REPUBLIKA.CO.ID, JAKARTA -- Analis Sosial Politik Universitas Negeri Jakarta Ubedilah Badrun menilai sebetulnya penurunan tingkat kemiskinan saat ini semu. Sebab turunya tingkat kemiskinan tersebut lebih karena kebijakan yang instan, kebijakan yang altruistik, yaitu lebih karena besarnya bantuan sosial, bukan karena produktifitas rakyat.
"Semunya penurunan angka kemiskinan bisa dicermati juga dari adanya ironi ekonomi. Misalnya terkait inflasi bahan pangan," kata dia kepada Republika.co.id, Rabu (18/7).
Misalnya, papar Ubedilah, angka inflasi untuk beras mencapai 8,57 persen, telur ayam ras 2,81 persen, daging ayam 4,87 persen, cabai rawit 49,91 persen, dan cabai merah 53,87 persen.
Selain itu, Ubedilah melanjutkan, dari perspektif wilayah, penurunan tingkat kemiskinan juga ternyata belum merata. Misalnya merujuk pada data BPS terbaru ditemukan kemiskinan terbanyak di Pulau Jawa mencapai 13,94 juta, Sumatera 5,98 juta, Sulawesi 2,06 juta, Bali dan Nusa Tenggara 2,05 juta, Maluku-Papua 1,53 juta.
"Jadi ada dua hal mengapa disebut angka tingkat kemiskinan saat ini semu, yaitu cara menurunkan angka kemiskinan dengan memperbanyak bantuan sosial dan fakta angka inflasi kebutuhan pokok yang masih tinggi," kata dia.
Baca juga, Tingkat Kemiskinan di Indonesia Turun ke Level Satu Digit.
Ubedilah mengatakan, kesemuan angka kemiskinan karena kebijakan memperbanyak bantuan tersebut lebih bisa dipahami sebagai konteks konstruksi citra elite yang dilakukan rezim berkuasa.
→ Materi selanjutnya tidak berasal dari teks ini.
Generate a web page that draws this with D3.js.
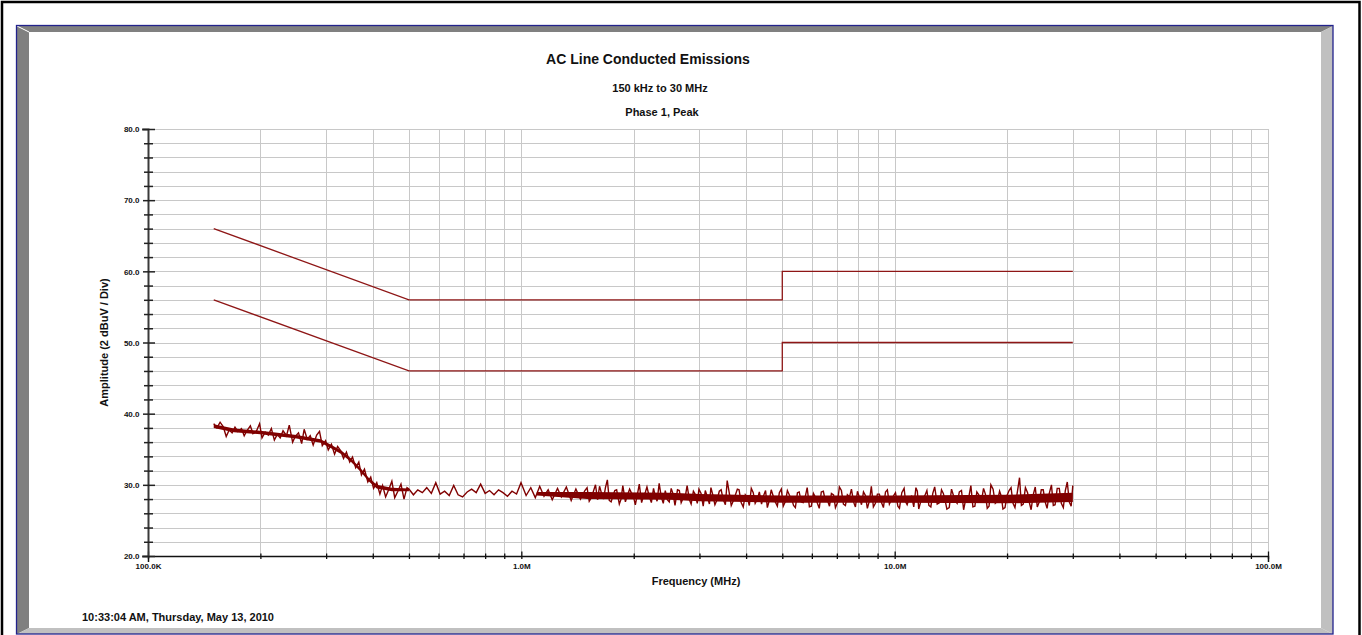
<!DOCTYPE html>
<html>
<head>
<meta charset="utf-8">
<script src="https://cdn.jsdelivr.net/npm/d3@7"></script>
<style>
html, body { margin: 0; padding: 0; background: #fff; }
svg { display: block; font-family: "Liberation Sans", Arial, sans-serif; font-weight: bold; }
</style>
</head>
<body>
<svg id="chart" width="1362" height="635"></svg>
<script>
// tick labels
const decadeFreqs = [0.1, 1, 10, 100];
const decadeLabels = ["100.0K", "1.0M", "10.0M", "100.0M"];
const ampMajor = [20, 30, 40, 50, 60, 70, 80];

// limit lines, [MHz, dBuV]
const qpLimit = [[0.15, 66], [0.5, 56], [5, 56], [5, 60], [30, 60]];
const avgLimit = [[0.15, 56], [0.5, 46], [5, 46], [5, 50], [30, 50]];

// solid core of the dense parts of the trace, [MHz, low, high]
const bandLow = [
    [0.150, 38.0, 38.5], [0.17, 37.4, 37.9], [0.20, 37.1, 37.6], [0.25, 36.5, 37.0],
    [0.29, 35.9, 36.4], [0.31, 35.1, 35.6], [0.33, 34.3, 34.8], [0.35, 33.2, 33.7],
    [0.37, 31.9, 32.4], [0.39, 30.5, 31.0], [0.41, 29.5, 30.0], [0.45, 29.1, 29.6],
    [0.50, 29.1, 29.5]
];
const bandHigh = [
    [1.1, 28.5, 29.0], [1.5, 28.0, 29.0], [2.5, 27.9, 28.9], [3.0, 27.7, 28.7],
    [5.0, 27.5, 28.5], [10, 27.5, 28.5], [20, 27.4, 28.6], [30, 27.6, 28.9]
];

// peak trace, [MHz, dBuV]
const peakTrace = [
    [0.150, 38.6], [0.153, 38.0], [0.156, 38.8], [0.159, 38.2], [0.162, 36.8], [0.165, 37.7],
    [0.168, 37.3], [0.171, 38.1], [0.174, 37.5], [0.178, 37.9], [0.181, 36.9], [0.184, 37.6],
    [0.188, 38.3], [0.191, 37.2], [0.195, 37.5], [0.199, 38.6], [0.202, 36.6], [0.206, 37.4],
    [0.210, 37.0], [0.214, 37.9], [0.218, 36.3], [0.222, 37.1], [0.226, 36.6], [0.230, 37.6],
    [0.235, 36.9], [0.239, 38.4], [0.244, 36.0], [0.248, 36.8], [0.253, 37.3], [0.258, 35.8],
    [0.262, 37.8], [0.267, 36.4], [0.272, 36.9], [0.277, 35.6], [0.283, 37.0], [0.288, 37.5],
    [0.293, 35.5], [0.299, 36.2], [0.304, 34.9], [0.310, 35.7], [0.316, 34.3], [0.322, 35.4],
    [0.328, 34.8], [0.334, 33.7], [0.340, 34.6], [0.347, 33.2], [0.353, 33.9], [0.360, 32.4],
    [0.367, 33.2], [0.373, 31.4], [0.380, 32.2], [0.388, 30.4], [0.395, 31.1], [0.402, 29.5],
    [0.410, 30.3], [0.418, 28.7], [0.425, 29.9], [0.433, 28.3], [0.442, 29.4], [0.450, 30.5],
    [0.458, 28.2], [0.467, 29.1], [0.476, 30.1], [0.485, 28.0], [0.494, 29.6],
    [0.500, 29.4], [0.514, 28.6], [0.528, 29.3], [0.543, 28.9], [0.558, 29.6], [0.574, 28.8],
    [0.590, 30.3], [0.606, 28.7], [0.623, 29.1], [0.641, 28.5], [0.659, 29.9], [0.677, 28.6],
    [0.696, 28.3], [0.716, 29.0], [0.736, 29.4], [0.757, 28.9], [0.778, 30.1], [0.800, 28.8],
    [0.822, 29.2], [0.845, 28.6], [0.869, 29.3], [0.893, 28.9], [0.918, 28.4], [0.944, 29.1],
    [0.971, 28.7], [0.998, 30.3], [1.03, 28.5], [1.06, 29.6], [1.09, 28.2], [1.12, 29.8],
    [1.15, 28.4], [1.18, 29.3], [1.21, 27.9], [1.25, 29.5], [1.28, 28.3], [1.32, 29.7],
    [1.36, 27.8], [1.40, 29.4], [1.44, 28.0], [1.48, 29.2],
    [1.50, 29.6], [1.54, 28.2], [1.58, 30.0], [1.62, 29.8], [1.66, 28.0], [1.70, 30.7],
    [1.74, 27.6], [1.78, 29.2], [1.83, 27.3], [1.87, 29.9], [1.92, 28.4], [1.97, 28.9],
    [2.02, 27.2], [2.07, 30.1], [2.12, 28.3], [2.17, 29.7], [2.23, 27.5], [2.28, 28.6],
    [2.34, 30.2], [2.40, 27.4], [2.46, 27.9], [2.52, 29.5], [2.58, 27.1], [2.65, 29.2],
    [2.71, 28.1], [2.78, 29.9], [2.85, 27.3], [2.92, 28.7], [2.99, 29.4], [3.07, 27.0],
    [3.15, 28.3], [3.22, 29.6], [3.30, 27.2], [3.39, 29.1], [3.47, 28.0], [3.56, 30.6],
    [3.65, 27.1], [3.74, 28.5], [3.83, 29.3], [3.93, 26.9], [4.03, 28.2], [4.13, 29.5],
    [4.23, 27.4], [4.34, 29.0], [4.45, 28.4], [4.56, 26.8], [4.67, 29.3], [4.79, 27.6],
    [4.91, 28.9], [5.03, 27.0], [5.16, 29.2], [5.29, 28.1], [5.42, 26.8], [5.55, 29.0],
    [5.69, 27.5], [5.83, 29.6], [5.98, 27.0], [6.13, 28.3], [6.28, 26.7], [6.44, 29.1],
    [6.60, 27.9], [6.77, 28.8], [6.94, 26.8], [7.11, 29.7], [7.29, 27.3], [7.47, 28.6],
    [7.66, 29.4], [7.85, 26.9], [8.05, 28.2], [8.25, 29.0], [8.45, 26.7], [8.66, 29.8],
    [8.88, 27.4], [9.10, 28.7], [9.33, 26.8], [9.56, 29.3], [9.80, 27.9], [10.05, 28.9],
    [10.3, 26.7], [10.6, 29.5], [10.8, 27.2], [11.1, 28.4], [11.4, 29.6], [11.6, 26.6],
    [11.9, 28.1], [12.2, 29.2], [12.5, 26.9], [12.8, 29.7], [13.2, 27.5], [13.5, 28.8],
    [13.8, 26.6], [14.2, 29.4], [14.5, 27.8], [14.9, 29.0], [15.3, 26.5], [15.6, 28.3],
    [16.0, 29.9], [16.4, 27.0], [16.8, 28.6], [17.3, 29.5], [17.7, 26.7], [18.1, 30.0],
    [18.6, 27.4], [19.1, 29.1], [19.5, 26.6], [20.0, 28.5], [20.5, 29.6], [21.0, 26.8],
    [21.6, 31.0], [22.1, 27.3], [22.7, 28.9], [23.2, 26.5], [23.8, 29.7], [24.4, 27.6],
    [25.0, 29.3], [25.6, 26.7], [26.3, 30.0], [26.9, 27.2], [27.6, 29.5], [28.3, 26.8],
    [29.0, 30.4], [29.7, 27.0], [30.0, 29.9]
];

// in-between sweep points of the dense part, [MHz, dBuV]
const peakTraceFine = [
    [1.52, 27.7], [1.56, 29.1], [1.60, 27.9], [1.64, 28.8], [1.68, 29.6], [1.72, 27.8],
    [1.76, 28.5], [1.80, 29.3], [1.85, 28.0], [1.90, 27.6], [1.95, 29.4], [2.00, 28.2],
    [2.05, 28.9], [2.10, 27.5], [2.15, 29.0], [2.20, 28.4], [2.26, 29.5], [2.31, 27.7],
    [2.37, 28.3], [2.43, 29.2], [2.49, 27.6], [2.55, 28.7], [2.62, 29.3], [2.68, 27.5],
    [2.75, 28.4], [2.82, 27.9], [2.89, 29.1], [2.96, 27.4], [3.03, 28.8], [3.11, 29.2],
    [3.19, 27.3], [3.26, 28.5], [3.35, 28.0], [3.43, 29.3], [3.52, 27.2], [3.61, 28.7],
    [3.70, 27.8], [3.79, 29.4], [3.88, 27.5], [3.98, 28.6], [4.08, 27.1], [4.18, 28.9],
    [4.29, 28.0], [4.40, 27.3], [4.51, 29.2], [4.62, 27.9], [4.73, 28.4], [4.85, 27.0],
    [4.97, 29.4], [5.10, 27.7], [5.23, 28.5], [5.36, 27.1], [5.49, 28.9], [5.62, 27.6],
    [5.76, 28.3], [5.91, 26.9], [6.06, 28.8], [6.21, 27.4], [6.36, 29.0], [6.52, 27.8],
    [6.69, 27.0], [6.86, 28.6], [7.03, 27.5], [7.20, 29.2], [7.38, 27.1], [7.57, 28.3],
    [7.76, 27.6], [7.95, 29.1], [8.15, 27.2], [8.35, 28.5], [8.56, 27.8], [8.77, 26.9],
    [8.99, 28.7], [9.22, 27.5], [9.45, 29.0], [9.68, 27.3], [9.92, 28.4], [10.2, 27.0],
    [10.45, 28.9], [10.7, 27.6], [10.95, 28.2], [11.25, 26.9], [11.5, 29.1], [11.75, 27.7],
    [12.05, 28.5], [12.35, 27.1], [12.65, 28.8], [13.0, 27.3], [13.35, 29.3], [13.65, 27.8],
    [14.0, 26.8], [14.35, 28.6], [14.7, 27.4], [15.1, 29.2], [15.45, 27.6], [15.8, 28.3],
    [16.2, 26.9], [16.6, 29.0], [17.05, 27.5], [17.5, 28.7], [17.9, 27.0], [18.35, 29.4],
    [18.85, 27.7], [19.3, 28.4], [19.75, 26.8], [20.25, 29.2], [20.75, 27.4], [21.3, 28.9],
    [21.85, 27.1], [22.4, 29.6], [22.95, 27.5], [23.5, 28.6], [24.1, 26.9], [24.7, 29.3],
    [25.3, 27.6], [25.95, 28.8], [26.6, 27.1], [27.25, 29.5], [27.95, 27.4], [28.65, 29.2],
    [29.35, 27.6]
];

var svg = d3.select('#chart');

// frame: outer black border and bevelled panel
svg.append('rect')
    .attr('x', 2).attr('y', 2)
    .attr('width', 1357.5).attr('height', 640)
    .attr('fill', 'none').attr('stroke', '#000').attr('stroke-width', 2.5);

svg.append('path').attr('fill', '#808080')
    .attr('d', 'M17,26 L1333,26 L1321,32 L29,32 Z');
svg.append('path').attr('fill', '#808080')
    .attr('d', 'M17,26 L29,32 L29,628 L17,634 Z');
svg.append('path').attr('fill', '#c0c0c0')
    .attr('d', 'M1333,26 L1333,634 L1321,628 L1321,32 Z');
svg.append('path').attr('fill', '#c0c0c0')
    .attr('d', 'M17,634 L29,628 L1321,628 L1333,634 Z');
svg.append('line')
    .attr('x1', 17).attr('y1', 26).attr('x2', 29).attr('y2', 32)
    .attr('stroke', '#fff').attr('stroke-width', 1);
svg.append('rect')
    .attr('x', 16.5).attr('y', 25.5)
    .attr('width', 1316.5).attr('height', 608.5)
    .attr('fill', 'none').attr('stroke', '#22228c').attr('stroke-width', 1.3);

// scales
var x = d3.scaleLog().domain([0.1, 100]).range([148, 1268]);
var y = d3.scaleLinear().domain([20, 80]).range([556, 129]);

var freqTicks = x.ticks();
var ampTicks = y.ticks(30);

// grid
var grid = svg.append('g').attr('class', 'grid')
    .attr('stroke', '#c8c8c8').attr('stroke-width', 1);

grid.selectAll('.h')
    .data(ampTicks)
    .enter().append('line')
    .attr('x1', x(0.1)).attr('x2', x(100))
    .attr('y1', d => Math.round(y(d)) + 0.5)
    .attr('y2', d => Math.round(y(d)) + 0.5);

grid.selectAll('.v')
    .data(freqTicks.filter(d => d > 0.1))
    .enter().append('line')
    .attr('x1', d => Math.round(x(d)) + 0.5)
    .attr('x2', d => Math.round(x(d)) + 0.5)
    .attr('y1', y(80)).attr('y2', y(20));

// limit lines
var line = d3.line().x(d => x(d[0])).y(d => y(d[1]));

[qpLimit, avgLimit].forEach(d => {
    svg.append('path')
        .datum(d)
        .attr('fill', 'none')
        .attr('stroke', '#8e1616')
        .attr('stroke-width', 1.3)
        .attr('d', line);
});

// measured trace
var area = d3.area().x(d => x(d[0])).y0(d => y(d[1])).y1(d => y(d[2]));

[bandLow, bandHigh].forEach(d => {
    svg.append('path')
        .datum(d)
        .attr('fill', '#800000')
        .attr('d', area);
});

var sweep = d3.sort(peakTrace.concat(peakTraceFine), d => d[0]);

svg.append('path')
    .datum(sweep)
    .attr('fill', 'none')
    .attr('stroke', '#800000')
    .attr('stroke-width', 1.4)
    .attr('d', line);

// x axis
var xAxis = d3.axisBottom(x)
    .tickValues(freqTicks)
    .tickFormat(d => {
        let i = decadeFreqs.findIndex(v => Math.abs(v - d) < 1e-9);
        return i >= 0 ? decadeLabels[i] : '';
    });

var bottomAxis = svg.append('g')
    .attr('transform', `translate(0 ${y(20)})`)
    .call(xAxis);

bottomAxis.select('.domain').attr('stroke', '#111').attr('stroke-width', 1.5);
bottomAxis.selectAll('.tick line')
    .attr('stroke', '#111').attr('stroke-width', 1.3)
    .attr('y1', d => decadeFreqs.some(v => Math.abs(v - d) < 1e-9) ? -4.5 : -2.5)
    .attr('y2', 3);
bottomAxis.selectAll('.tick text')
    .attr('y', 13).attr('dy', 0)
    .attr('fill', '#111')
    .style('font-size', '8px').style('font-weight', 'bold')
    .style('font-family', '"Liberation Sans", Arial, sans-serif');

// y axis
var yAxis = d3.axisLeft(y)
    .tickValues(ampTicks)
    .tickFormat(d => ampMajor.includes(d) ? d.toFixed(1) : '');

var leftAxis = svg.append('g')
    .attr('transform', `translate(${x(0.1)} 0)`)
    .call(yAxis);

leftAxis.select('.domain').attr('stroke', '#3a3a3a').attr('stroke-width', 2);
leftAxis.selectAll('.tick line')
    .attr('stroke', '#222').attr('stroke-width', 1.5)
    .attr('x1', d => ampMajor.includes(d) ? -5 : -4)
    .attr('x2', d => ampMajor.includes(d) ? 7 : 5);
leftAxis.selectAll('.tick text')
    .attr('x', -8.5).attr('dy', '0.35em')
    .attr('fill', '#111')
    .style('font-size', '8px').style('font-weight', 'bold')
    .style('font-family', '"Liberation Sans", Arial, sans-serif');

// titles
function label(txt, px, py, size, anchor) {
    return svg.append('text')
        .attr('x', px).attr('y', py)
        .attr('text-anchor', anchor || 'middle')
        .attr('fill', '#111')
        .style('font-size', size + 'px')
        .text(txt);
}

label('AC Line Conducted Emissions', 648, 64, 14);
label('150 kHz to 30 MHz', 660, 92, 11);
label('Phase 1, Peak', 662, 116, 11);
label('Frequency (MHz)', 696, 585, 11);
label('10:33:04 AM, Thursday, May 13, 2010', 82, 621, 11, 'start');

svg.append('text')
    .attr('transform', `translate(108 ${(y(20) + y(80)) / 2}) rotate(-90)`)
    .attr('text-anchor', 'middle')
    .attr('fill', '#111')
    .style('font-size', '11px')
    .text('Amplitude (2 dBuV / Div)');
</script>
</body>
</html>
Menurut dia, ini ada korelasinya dengan jelang kontestasi politik 2019 mendatang. "Dalam perspektif politik ini disebut imaging policy, yaitu kebijakan rezim berkuasa untuk membentuk citra," tutur dia.
Sebelumnya, Menteri Perencanaan Pembangunan Nasional/Bappenas Bambang Brodjonegoro mengatakan, lancarnya distribusi bantuan sosial pada kuartal I 2018 menjadi salah satu kunci turunnya kemiskinan yang untuk pertama kalinya menyentuh angka di bawah 10 persen.
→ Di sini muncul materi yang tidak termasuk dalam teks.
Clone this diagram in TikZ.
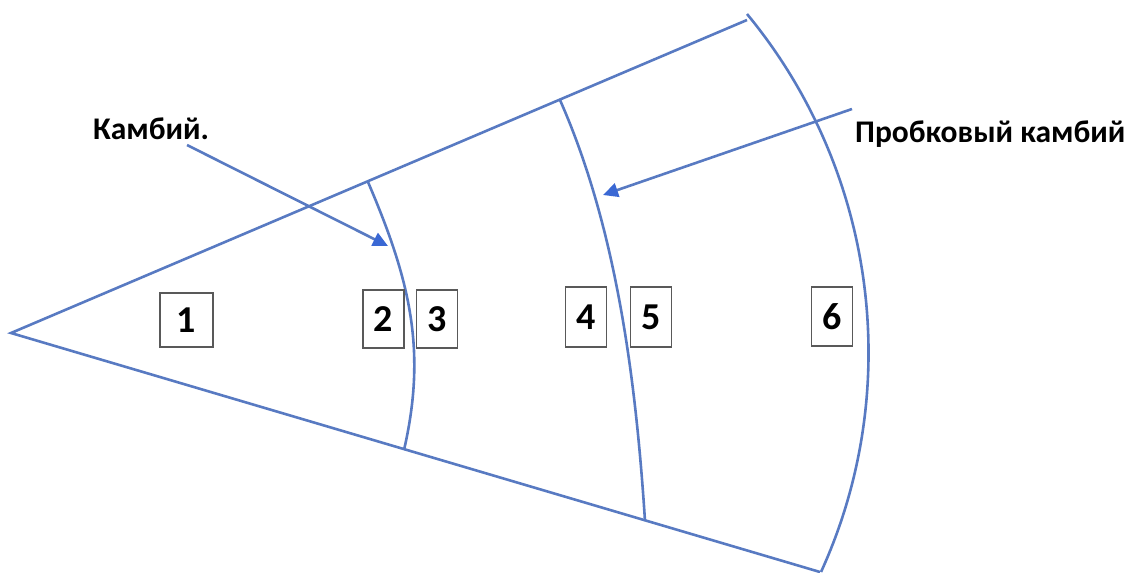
\documentclass[tikz,border=0pt]{standalone}
\usepackage{fontspec}
\setmainfont{Carlito}
\usetikzlibrary{arrows.meta}
\definecolor{linecol}{RGB}{88,122,194}
\definecolor{headcol}{RGB}{58,104,212}
\begin{document}
\begin{tikzpicture}[x=1pt,y=-1pt,
  ln/.style={draw=linecol,line width=2.6pt},
  arr/.style={draw=linecol,line width=2.6pt,-{Triangle[length=15pt,width=14pt,color=headcol]}},
  numbox/.style={draw=black!65,line width=1.1pt,inner sep=0pt,minimum width=41pt,minimum height=58pt,font=\fontsize{38}{42}\selectfont\bfseries},
  lbl/.style={inner sep=0pt,font=\fontsize{31.5}{36}\selectfont\bfseries}]
\useasboundingbox (0,0) rectangle (1130,573);
% sector outline
\coordinate (O) at (11,333);
\coordinate (U) at (747,20);
\coordinate (L) at (820,572);
\draw[ln] (U) -- (O) -- (L);
% arcs
\coordinate (a1t) at (368,182);
\coordinate (a1b) at (404,450);
\draw[ln] (a1t) .. controls (410,280) and (427,350) .. (a1b);
\coordinate (a2t) at (560,100);
\coordinate (a2b) at (645,521);
\draw[ln] (a2t) .. controls (617,229) and (636,382) .. (a2b);
\coordinate (a3t) at (747,14);
\coordinate (a3b) at (821,572);
\draw[ln] (a3t) .. controls (876,170) and (905,388) .. (a3b);
% number boxes
\node[numbox,minimum width=53pt,minimum height=54pt] (n1) at (186.5,320) {1};
\node[numbox] (n2) at (383.5,319) {2};
\node[numbox] (n3) at (437,319) {3};
\node[numbox,minimum height=60pt] (n4) at (586,317) {4};
\node[numbox,minimum height=60pt] (n5) at (651,317) {5};
\node[numbox,minimum height=59pt] (n6) at (832,316.5) {6};
% labels
\node[lbl,anchor=base west] (k1) at (93,139) {Камбий.};
\node[lbl,anchor=base west] (k2) at (855,142) {Пробковый камбий};
% arrows
\coordinate (s1) at (187,145);
\coordinate (t1) at (388,246);
\coordinate (s2) at (852,109);
\coordinate (t2) at (603,195);
\draw[arr] (s1) -- (t1);
\draw[arr] (s2) -- (t2);
\end{tikzpicture}
\end{document}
Bambang menuturkan, pemerintah belajar dari kuartal pertama tahun lalu. Jumlah penduduk miskin secara absolut sempat naik pada Maret 2017 kendati persentase kemiskinannya turun. Saat itu, pemerintah mengidentifikasi keterlambatan penyaluran bantuan sosial sebagai penyebabnya.
Bantuan sosial, kata Bambang, dibatasi pada Program Keluarga Harapan (PKH), Beras Sejahtera (Rastra), dan Bantuan Pangan Non Tunai (BPNT), Kartu Indonesia Sehat (KIS) dan juga Kartu Indonesia Pintar (KIP).
Tingkat kemiskinan di era pemerintahan Jokowi-JK
Badan Pusat Statistik (BPS) mencatat, pada Maret 2018, jumlah penduduk miskin atau penduduk dengan pengeluaran per kapita per bulan di bawah Garis Kemiskinan di Indonesia mencapai 25,95 juta orang atau 9,82 persen, berkurang sebesar 633,2 ribu orang dibandingkan dengan kondisi September 2017 yang sebesar 26,58 juta orang atau 10,12 persen.
Jika dibandingkan dengan Maret tahun sebelumnya, jumlah penduduk miskin menurun sebanyak 1,82 juta orang. Selama periode September 2017 sampai Maret 2018, jumlah penduduk miskin di daerah perkotaan turun sebanyak 128,2 ribu orang. Angkanya turun dari 10,27 juta orang pada September 2017 menjadi 10,14 juta orang pada Maret 2018.
Sementara di daerah perdesaan turun sebanyak 505 ribu orang, dari 16,31 juta orang pada September 2017 menjadi 15,81 juta orang pada Maret 2018.